Para que este sentimiento de “higuera improductiva” no nos encierre en una culpa narcisista sino que propicie un crecimiento integral se necesitan otras dos experiencias. La primera: haber sido beneficiarios de la paciencia y del cuidado del buen labrador. Es la experiencia del amor gratuito e incondicional por parte de Dios en Jesús. Es creer que Dios establece un vínculo indisoluble con nosotros, no por lo que hacemos, sino por lo que somos. Es sentir la mirada de ese Dios que cree en nosotros más que nosotros mismos; que pone sus ojos, no en nuestros errores, sino en el deseo de entrega que se esconde en todos nosotros. Es descubrir que si en su momento alguien no nos amó como necesitábamos, Él, con su amor, nos ha dado la confianza básica para construir nuestra vida. La segunda experiencia: la de romper con la tendencia narcisista de estar siempre dando vueltas a nuestro pecado para descentrarnos escuchando el clamor del pueblo y siendo respuesta a este grito. Es no ceder a esas fuerzas de muerte que nos llevan a lamentarnos por lo que no somos y optar por la vida, por elevar la mirada, por vivir más allá de nosotros mismos, por considerar el dolor de tantos otros.
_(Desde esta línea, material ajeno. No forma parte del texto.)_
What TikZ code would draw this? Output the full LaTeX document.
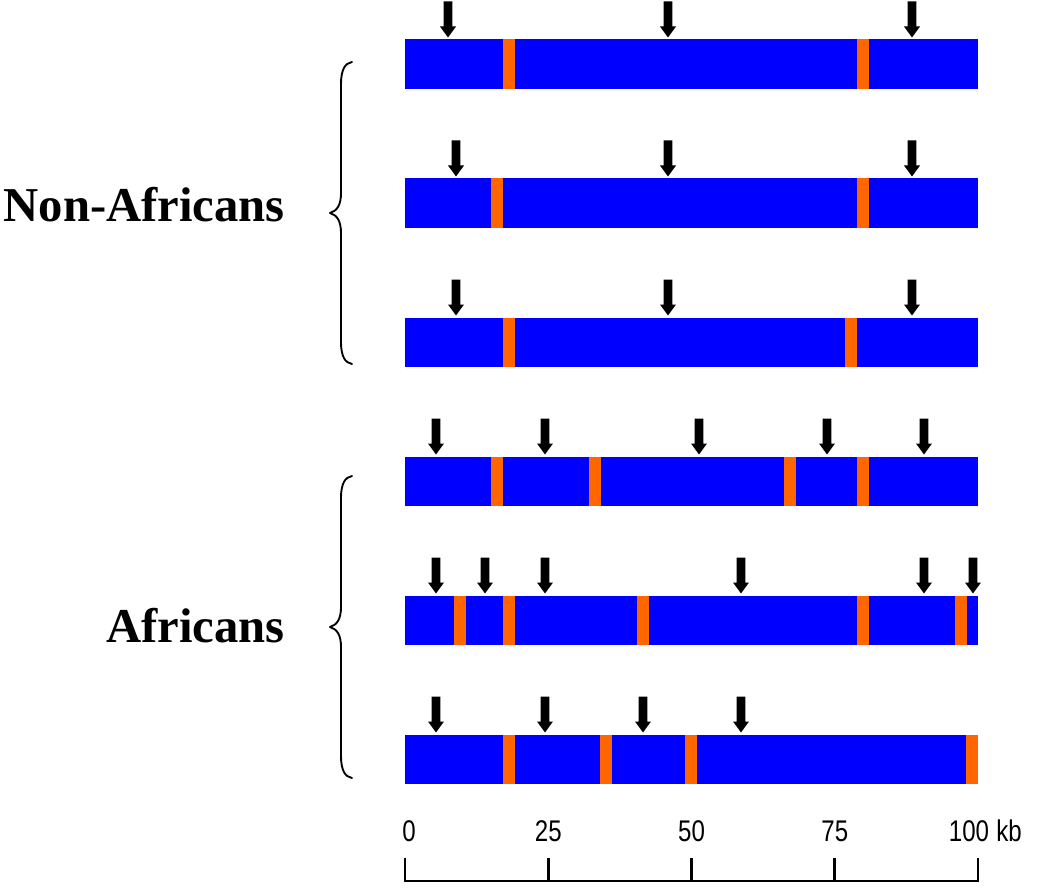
\documentclass[tikz,border=0pt]{standalone}
\usepackage{fontspec}
\setmainfont{Liberation Serif}
\newfontfamily\axisfont{Liberation Sans}
\definecolor{barblue}{RGB}{0,0,255}
\definecolor{segorange}{RGB}{255,102,0}
\newcommand{\tallnum}[1]{\scalebox{0.95}[1.18]{#1}}
\begin{document}
\begin{tikzpicture}[x=0.75pt,y=-0.75pt]
\useasboundingbox (0,0) rectangle (1050,888);
\tikzset{
  barfill/.style={fill=barblue},
  segfill/.style={fill=segorange},
  grouplabel/.style={font=\fontsize{36.5}{40}\selectfont\bfseries, inner sep=0pt, anchor=base east},
  axislabel/.style={font=\axisfont\fontsize{19}{20}\selectfont, inner sep=0pt, anchor=base},
  bracestyle/.style={draw=black, line width=1.4pt, line cap=round, line join=round},
  axisline/.style={draw=black, line width=2.2pt},
  darrow/.pic={\fill[black] (-4.3,-36) -- (4.3,-36) -- (4.3,-11) -- (8,-11) -- (0,0) -- (-8,-11) -- (-4.3,-11) -- cycle;}
}
% bars, orange segments and arrows
\foreach \top/\segs/\arrs in {
  39.5/{503,857}/{448,668,912},
  178.5/{491,857}/{456,668,912},
  317.5/{503,845}/{456,668,912},
  456.5/{491,589,784,857}/{436,545,699,827,924},
  595.5/{454,503,637,857,955}/{436,485,545,741,924,973},
  734.5/{503,600,685,966}/{436,545,643,741}}{
  \fill[barfill] (405,\top) rectangle (978,\top+49.5);
  \foreach \s in \segs {\fill[segfill] (\s,\top) rectangle ({min(\s+12,978)},\top+49.5);}
  \foreach \a in \arrs {\pic at (\a,\top-2) {darrow};}
}
% group labels
\node[grouplabel] (nonaf) at (285,222) {Non-Africans};
\node[grouplabel] (af) at (285,642) {Africans};
% braces
\draw[bracestyle] (352,62) .. controls (345,63) and (341,70) .. (341,84) -- (341,193) .. controls (341,205) and (337,211) .. (330,213) .. controls (337,215) and (341,221) .. (341,233) -- (341,342) .. controls (341,356) and (345,363) .. (352,364);
\draw[bracestyle] (352,476) .. controls (345,477) and (341,484) .. (341,498) -- (341,607) .. controls (341,619) and (337,625) .. (330,627) .. controls (337,629) and (341,635) .. (341,647) -- (341,756) .. controls (341,770) and (345,777) .. (352,778);
% axis
\draw[axisline] (405,858) -- (405,881) -- (978,881) -- (978,858);
\foreach \t in {548.25,691.5,834.75} {\draw[axisline] (\t,858) -- (\t,881);}
\node[axislabel] (l0) at (409,841) {\tallnum{0}};
\node[axislabel] (l25) at (548.25,841) {\tallnum{25}};
\node[axislabel] (l50) at (691.5,841) {\tallnum{50}};
\node[axislabel] (l75) at (834.75,841) {\tallnum{75}};
\node[axislabel] (l100) at (969,841) {\tallnum{100}};
\node[axislabel, anchor=base west] (kb) at ([xshift=5pt]l100.base east) {\tallnum{kb}};
\end{tikzpicture}
\end{document}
Entonces, si existe el pecado se necesita la conversión; si el ser humano puede optar por ser “higuera improductiva” se puede soñar con el dar fruto. La conversión es avanzar por ese largo y complejísimo proceso que nos llevará a que nuestra sensibilidad sea la de Jesús, a configurarnos con Cristo. La conversión requiere la responsabilidad que lleva a la persona a hacer todo lo que pueda y la convicción de que la primacía en la acción la tiene el Espíritu. La conversión cuenta con los dinamismos del cuerpo y de la psique pero sin darles la última palabra. Pero la conversión muchas veces no nos lleva a cambiar lo que desearíamos fuese de otra manera, sino a convertir nuestra reacción ante nuestra propia vulnerabilidad y fragilidad. La conversión, en muchas ocasiones, es abrazar nuestro ser vulnerable y frágil y, desde ahí, acercarnos a los vulnerables cercanos y lejanos. Y, juntos, esperar en el Dios que siempre escucha el clamor de su pueblo.